* **Problem description**
Every line below that holds the string "this" should be copied out.

┄┄┄┄┄┄┄┄┄┄

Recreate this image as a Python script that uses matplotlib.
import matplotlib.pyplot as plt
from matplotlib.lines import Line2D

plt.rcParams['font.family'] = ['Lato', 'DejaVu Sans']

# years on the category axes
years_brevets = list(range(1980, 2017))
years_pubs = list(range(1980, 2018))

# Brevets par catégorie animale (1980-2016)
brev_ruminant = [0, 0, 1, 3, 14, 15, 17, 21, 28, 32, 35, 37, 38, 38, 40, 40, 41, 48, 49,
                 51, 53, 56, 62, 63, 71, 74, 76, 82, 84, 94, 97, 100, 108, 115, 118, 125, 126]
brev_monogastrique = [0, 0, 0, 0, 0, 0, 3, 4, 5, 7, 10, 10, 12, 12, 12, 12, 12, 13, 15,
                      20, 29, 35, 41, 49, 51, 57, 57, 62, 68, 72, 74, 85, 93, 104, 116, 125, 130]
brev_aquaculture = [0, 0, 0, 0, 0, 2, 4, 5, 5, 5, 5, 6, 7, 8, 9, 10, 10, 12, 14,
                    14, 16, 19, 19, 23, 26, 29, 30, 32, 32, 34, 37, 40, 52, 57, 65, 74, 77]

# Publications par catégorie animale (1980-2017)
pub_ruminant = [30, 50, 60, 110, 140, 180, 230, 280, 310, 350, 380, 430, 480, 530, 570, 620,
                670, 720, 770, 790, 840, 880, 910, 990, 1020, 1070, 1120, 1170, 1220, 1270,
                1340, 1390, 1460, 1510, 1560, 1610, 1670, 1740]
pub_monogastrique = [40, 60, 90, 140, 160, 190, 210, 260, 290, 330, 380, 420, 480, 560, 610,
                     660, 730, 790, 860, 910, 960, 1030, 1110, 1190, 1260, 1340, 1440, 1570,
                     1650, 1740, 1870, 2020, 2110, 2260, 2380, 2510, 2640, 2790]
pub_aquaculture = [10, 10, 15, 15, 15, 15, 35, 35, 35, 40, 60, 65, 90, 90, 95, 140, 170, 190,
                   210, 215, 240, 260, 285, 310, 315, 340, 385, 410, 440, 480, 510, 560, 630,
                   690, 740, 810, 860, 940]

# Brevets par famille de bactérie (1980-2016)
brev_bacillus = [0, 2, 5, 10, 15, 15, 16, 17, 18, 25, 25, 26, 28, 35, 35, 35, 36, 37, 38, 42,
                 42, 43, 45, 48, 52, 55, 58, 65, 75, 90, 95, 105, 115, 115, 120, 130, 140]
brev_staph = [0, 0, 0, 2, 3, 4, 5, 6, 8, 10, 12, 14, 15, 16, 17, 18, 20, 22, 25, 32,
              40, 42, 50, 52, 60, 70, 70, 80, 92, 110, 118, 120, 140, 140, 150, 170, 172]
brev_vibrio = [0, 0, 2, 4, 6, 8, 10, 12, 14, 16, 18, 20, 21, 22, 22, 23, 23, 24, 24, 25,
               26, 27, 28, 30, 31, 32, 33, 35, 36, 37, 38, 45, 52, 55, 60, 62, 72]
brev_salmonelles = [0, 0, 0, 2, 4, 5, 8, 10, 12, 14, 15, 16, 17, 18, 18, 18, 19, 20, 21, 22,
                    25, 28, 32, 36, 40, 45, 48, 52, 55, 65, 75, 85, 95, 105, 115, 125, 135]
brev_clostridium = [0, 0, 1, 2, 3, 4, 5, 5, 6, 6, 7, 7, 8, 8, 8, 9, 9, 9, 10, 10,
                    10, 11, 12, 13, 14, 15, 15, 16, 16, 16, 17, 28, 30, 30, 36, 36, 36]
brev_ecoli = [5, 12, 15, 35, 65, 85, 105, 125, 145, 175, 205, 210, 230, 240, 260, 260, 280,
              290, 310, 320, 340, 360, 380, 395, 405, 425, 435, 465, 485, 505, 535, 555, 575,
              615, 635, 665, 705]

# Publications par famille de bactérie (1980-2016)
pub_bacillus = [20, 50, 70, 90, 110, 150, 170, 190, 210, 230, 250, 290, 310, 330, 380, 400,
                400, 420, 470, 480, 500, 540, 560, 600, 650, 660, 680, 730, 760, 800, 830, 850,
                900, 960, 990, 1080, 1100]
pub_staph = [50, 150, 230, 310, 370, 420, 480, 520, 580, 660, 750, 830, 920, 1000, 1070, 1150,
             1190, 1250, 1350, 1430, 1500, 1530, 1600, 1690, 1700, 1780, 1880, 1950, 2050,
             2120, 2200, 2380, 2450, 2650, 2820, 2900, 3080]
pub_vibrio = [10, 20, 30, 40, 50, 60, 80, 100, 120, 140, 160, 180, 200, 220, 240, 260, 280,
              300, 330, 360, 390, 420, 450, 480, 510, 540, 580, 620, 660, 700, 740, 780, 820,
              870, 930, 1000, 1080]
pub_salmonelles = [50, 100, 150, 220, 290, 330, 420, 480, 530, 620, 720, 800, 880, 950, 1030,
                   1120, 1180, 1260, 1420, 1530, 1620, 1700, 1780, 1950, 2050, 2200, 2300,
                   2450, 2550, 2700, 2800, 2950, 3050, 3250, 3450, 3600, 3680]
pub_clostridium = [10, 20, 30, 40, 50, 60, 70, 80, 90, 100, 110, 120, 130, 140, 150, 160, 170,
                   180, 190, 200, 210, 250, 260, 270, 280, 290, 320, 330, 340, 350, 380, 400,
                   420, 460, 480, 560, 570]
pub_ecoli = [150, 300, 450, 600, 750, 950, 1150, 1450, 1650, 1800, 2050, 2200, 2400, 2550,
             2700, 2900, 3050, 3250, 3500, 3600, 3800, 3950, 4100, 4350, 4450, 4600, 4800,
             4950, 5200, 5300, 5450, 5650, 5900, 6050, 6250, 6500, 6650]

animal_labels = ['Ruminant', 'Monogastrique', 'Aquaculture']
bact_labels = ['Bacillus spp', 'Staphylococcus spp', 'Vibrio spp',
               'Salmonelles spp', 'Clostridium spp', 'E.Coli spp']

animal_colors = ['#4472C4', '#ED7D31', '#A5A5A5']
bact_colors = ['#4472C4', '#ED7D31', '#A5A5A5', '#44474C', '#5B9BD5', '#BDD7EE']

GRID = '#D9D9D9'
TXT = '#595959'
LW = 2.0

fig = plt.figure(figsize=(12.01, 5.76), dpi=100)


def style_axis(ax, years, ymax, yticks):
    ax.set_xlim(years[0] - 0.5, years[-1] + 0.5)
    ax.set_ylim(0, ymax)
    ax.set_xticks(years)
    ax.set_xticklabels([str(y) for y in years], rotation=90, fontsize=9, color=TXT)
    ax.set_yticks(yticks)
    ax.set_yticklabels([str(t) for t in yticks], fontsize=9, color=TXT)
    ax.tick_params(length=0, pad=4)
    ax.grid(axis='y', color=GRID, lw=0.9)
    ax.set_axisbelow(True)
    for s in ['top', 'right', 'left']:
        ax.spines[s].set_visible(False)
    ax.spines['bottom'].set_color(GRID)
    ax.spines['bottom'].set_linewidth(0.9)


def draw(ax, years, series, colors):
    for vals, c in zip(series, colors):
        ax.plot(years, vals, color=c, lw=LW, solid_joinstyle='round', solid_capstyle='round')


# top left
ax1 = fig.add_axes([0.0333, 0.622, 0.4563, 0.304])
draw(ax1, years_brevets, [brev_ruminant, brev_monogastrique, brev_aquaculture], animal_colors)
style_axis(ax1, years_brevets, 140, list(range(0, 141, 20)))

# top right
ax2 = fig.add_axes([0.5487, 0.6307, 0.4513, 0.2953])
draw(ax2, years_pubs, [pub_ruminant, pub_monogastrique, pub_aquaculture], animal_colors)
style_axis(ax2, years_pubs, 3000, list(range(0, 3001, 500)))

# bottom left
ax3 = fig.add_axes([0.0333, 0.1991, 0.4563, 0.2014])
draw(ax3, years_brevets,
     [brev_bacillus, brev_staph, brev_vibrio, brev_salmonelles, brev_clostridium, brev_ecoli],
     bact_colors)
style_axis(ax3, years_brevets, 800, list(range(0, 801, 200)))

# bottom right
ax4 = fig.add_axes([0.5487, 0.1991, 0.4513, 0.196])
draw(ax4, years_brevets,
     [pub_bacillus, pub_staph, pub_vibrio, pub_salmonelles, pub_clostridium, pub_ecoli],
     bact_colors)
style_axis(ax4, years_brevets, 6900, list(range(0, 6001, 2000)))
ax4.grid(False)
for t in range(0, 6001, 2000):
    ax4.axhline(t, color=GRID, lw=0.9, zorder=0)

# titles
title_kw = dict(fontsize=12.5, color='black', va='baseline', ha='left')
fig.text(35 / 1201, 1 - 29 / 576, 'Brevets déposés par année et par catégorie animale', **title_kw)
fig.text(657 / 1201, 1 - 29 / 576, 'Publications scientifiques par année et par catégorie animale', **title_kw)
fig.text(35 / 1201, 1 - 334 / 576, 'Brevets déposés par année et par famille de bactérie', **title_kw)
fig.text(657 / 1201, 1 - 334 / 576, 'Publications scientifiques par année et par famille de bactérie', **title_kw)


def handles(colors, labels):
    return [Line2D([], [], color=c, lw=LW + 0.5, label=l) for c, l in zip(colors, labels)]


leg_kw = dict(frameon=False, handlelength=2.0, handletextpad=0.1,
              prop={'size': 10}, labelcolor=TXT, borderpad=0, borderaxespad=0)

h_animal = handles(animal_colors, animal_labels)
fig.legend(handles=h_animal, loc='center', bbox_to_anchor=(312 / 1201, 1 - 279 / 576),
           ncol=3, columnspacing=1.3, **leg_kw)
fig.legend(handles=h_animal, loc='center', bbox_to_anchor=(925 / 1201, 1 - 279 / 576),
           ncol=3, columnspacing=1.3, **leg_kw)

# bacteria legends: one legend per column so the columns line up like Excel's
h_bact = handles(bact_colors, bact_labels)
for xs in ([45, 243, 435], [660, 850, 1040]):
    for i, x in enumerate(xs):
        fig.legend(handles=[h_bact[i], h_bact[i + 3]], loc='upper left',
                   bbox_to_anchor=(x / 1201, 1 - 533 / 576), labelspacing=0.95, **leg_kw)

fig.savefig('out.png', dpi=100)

┄┄┄┄┄┄┄┄┄┄

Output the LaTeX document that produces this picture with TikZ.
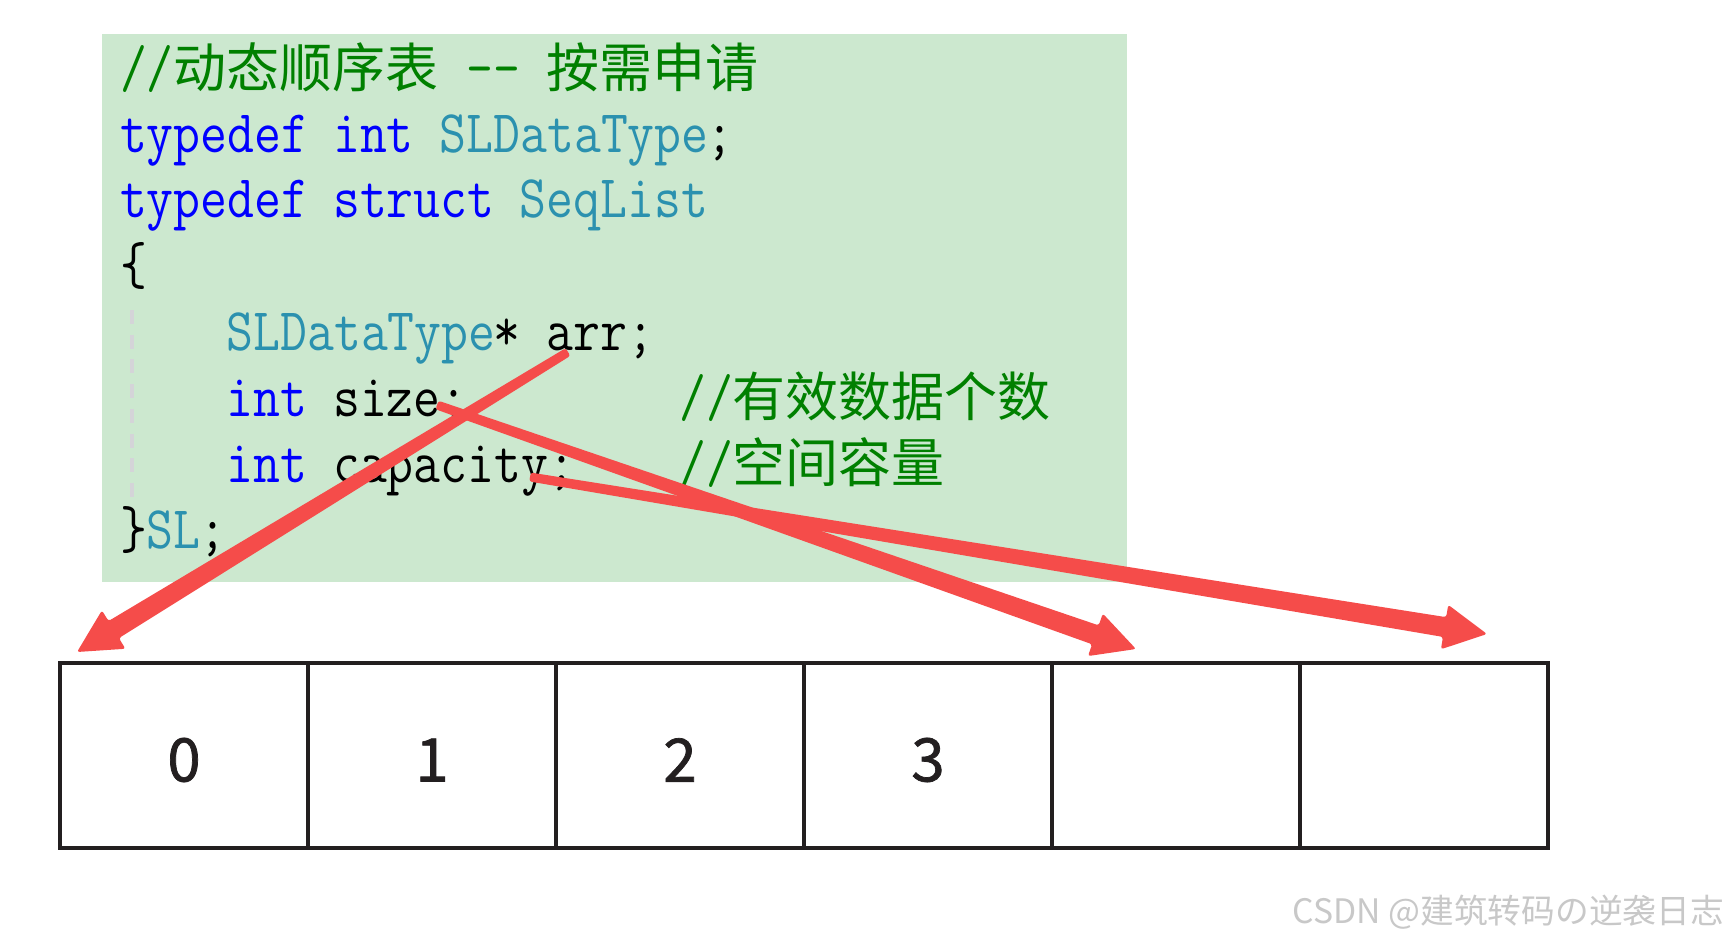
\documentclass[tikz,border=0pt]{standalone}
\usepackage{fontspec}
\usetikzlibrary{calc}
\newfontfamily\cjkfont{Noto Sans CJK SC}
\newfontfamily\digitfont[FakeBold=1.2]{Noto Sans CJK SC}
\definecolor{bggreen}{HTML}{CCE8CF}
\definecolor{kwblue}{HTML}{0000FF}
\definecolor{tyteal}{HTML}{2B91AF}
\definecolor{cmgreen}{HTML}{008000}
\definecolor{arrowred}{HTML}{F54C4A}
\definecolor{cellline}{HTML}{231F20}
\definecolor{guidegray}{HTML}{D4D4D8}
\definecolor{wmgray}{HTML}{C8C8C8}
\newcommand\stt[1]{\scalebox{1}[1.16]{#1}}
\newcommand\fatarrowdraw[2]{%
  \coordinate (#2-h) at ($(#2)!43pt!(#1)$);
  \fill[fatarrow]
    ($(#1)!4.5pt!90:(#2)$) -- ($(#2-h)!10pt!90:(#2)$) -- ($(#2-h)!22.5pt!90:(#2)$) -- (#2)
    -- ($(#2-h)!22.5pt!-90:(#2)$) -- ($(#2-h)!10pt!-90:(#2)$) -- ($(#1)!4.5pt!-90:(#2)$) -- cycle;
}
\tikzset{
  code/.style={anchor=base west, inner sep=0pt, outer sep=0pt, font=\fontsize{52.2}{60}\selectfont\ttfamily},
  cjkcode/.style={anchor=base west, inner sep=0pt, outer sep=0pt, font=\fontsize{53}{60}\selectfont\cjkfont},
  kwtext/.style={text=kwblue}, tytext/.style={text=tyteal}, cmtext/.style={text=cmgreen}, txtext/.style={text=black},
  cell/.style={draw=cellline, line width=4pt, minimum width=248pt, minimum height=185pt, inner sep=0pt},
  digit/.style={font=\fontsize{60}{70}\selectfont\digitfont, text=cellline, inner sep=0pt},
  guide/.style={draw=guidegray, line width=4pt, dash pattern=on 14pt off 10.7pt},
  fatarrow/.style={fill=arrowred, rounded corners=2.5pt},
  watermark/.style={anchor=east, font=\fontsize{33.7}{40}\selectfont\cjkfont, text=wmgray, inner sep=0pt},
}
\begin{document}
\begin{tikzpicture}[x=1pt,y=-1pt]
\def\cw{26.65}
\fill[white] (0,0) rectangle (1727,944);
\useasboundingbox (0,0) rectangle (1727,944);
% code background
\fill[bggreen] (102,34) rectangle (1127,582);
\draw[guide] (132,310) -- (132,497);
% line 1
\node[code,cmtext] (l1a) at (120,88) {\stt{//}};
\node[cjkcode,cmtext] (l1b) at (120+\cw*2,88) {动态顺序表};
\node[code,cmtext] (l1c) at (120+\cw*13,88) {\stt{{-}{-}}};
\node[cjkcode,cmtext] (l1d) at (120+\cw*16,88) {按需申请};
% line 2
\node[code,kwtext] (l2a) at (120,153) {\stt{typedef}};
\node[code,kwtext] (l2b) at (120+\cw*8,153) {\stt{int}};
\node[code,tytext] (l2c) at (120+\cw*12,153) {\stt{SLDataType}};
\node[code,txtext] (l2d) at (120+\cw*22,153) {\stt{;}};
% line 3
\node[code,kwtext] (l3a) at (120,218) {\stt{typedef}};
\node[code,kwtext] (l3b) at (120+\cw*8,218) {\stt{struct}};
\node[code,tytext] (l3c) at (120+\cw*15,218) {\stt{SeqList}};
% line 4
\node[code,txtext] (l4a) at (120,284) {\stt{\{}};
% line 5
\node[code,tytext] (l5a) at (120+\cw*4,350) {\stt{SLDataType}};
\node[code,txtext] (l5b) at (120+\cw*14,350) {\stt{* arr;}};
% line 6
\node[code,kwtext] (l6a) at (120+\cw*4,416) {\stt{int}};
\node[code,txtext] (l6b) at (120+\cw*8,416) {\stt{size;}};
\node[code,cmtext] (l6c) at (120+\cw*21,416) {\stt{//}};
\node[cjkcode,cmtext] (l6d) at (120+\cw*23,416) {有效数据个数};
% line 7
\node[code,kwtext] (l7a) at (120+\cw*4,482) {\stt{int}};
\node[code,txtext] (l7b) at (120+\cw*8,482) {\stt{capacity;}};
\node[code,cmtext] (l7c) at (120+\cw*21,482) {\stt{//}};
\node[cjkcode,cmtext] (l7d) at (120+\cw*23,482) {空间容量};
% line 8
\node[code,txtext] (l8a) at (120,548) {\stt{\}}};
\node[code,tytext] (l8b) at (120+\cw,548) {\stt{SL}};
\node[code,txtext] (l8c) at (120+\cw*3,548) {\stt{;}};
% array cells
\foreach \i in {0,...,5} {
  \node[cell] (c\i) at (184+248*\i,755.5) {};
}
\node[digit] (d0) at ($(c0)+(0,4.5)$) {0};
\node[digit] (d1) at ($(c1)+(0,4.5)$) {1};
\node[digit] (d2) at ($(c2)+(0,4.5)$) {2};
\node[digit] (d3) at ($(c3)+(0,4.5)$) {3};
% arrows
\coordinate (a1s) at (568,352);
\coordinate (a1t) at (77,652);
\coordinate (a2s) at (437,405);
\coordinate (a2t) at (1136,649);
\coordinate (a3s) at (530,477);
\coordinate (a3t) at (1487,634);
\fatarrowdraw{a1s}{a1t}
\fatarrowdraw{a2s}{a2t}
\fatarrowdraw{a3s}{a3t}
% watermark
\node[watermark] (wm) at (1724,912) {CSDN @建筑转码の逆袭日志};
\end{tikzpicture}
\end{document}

┄┄┄┄┄┄┄┄┄┄

* **Response**
Recreate this image as a Python script that uses matplotlib.
Output the LaTeX document that produces this picture with TikZ.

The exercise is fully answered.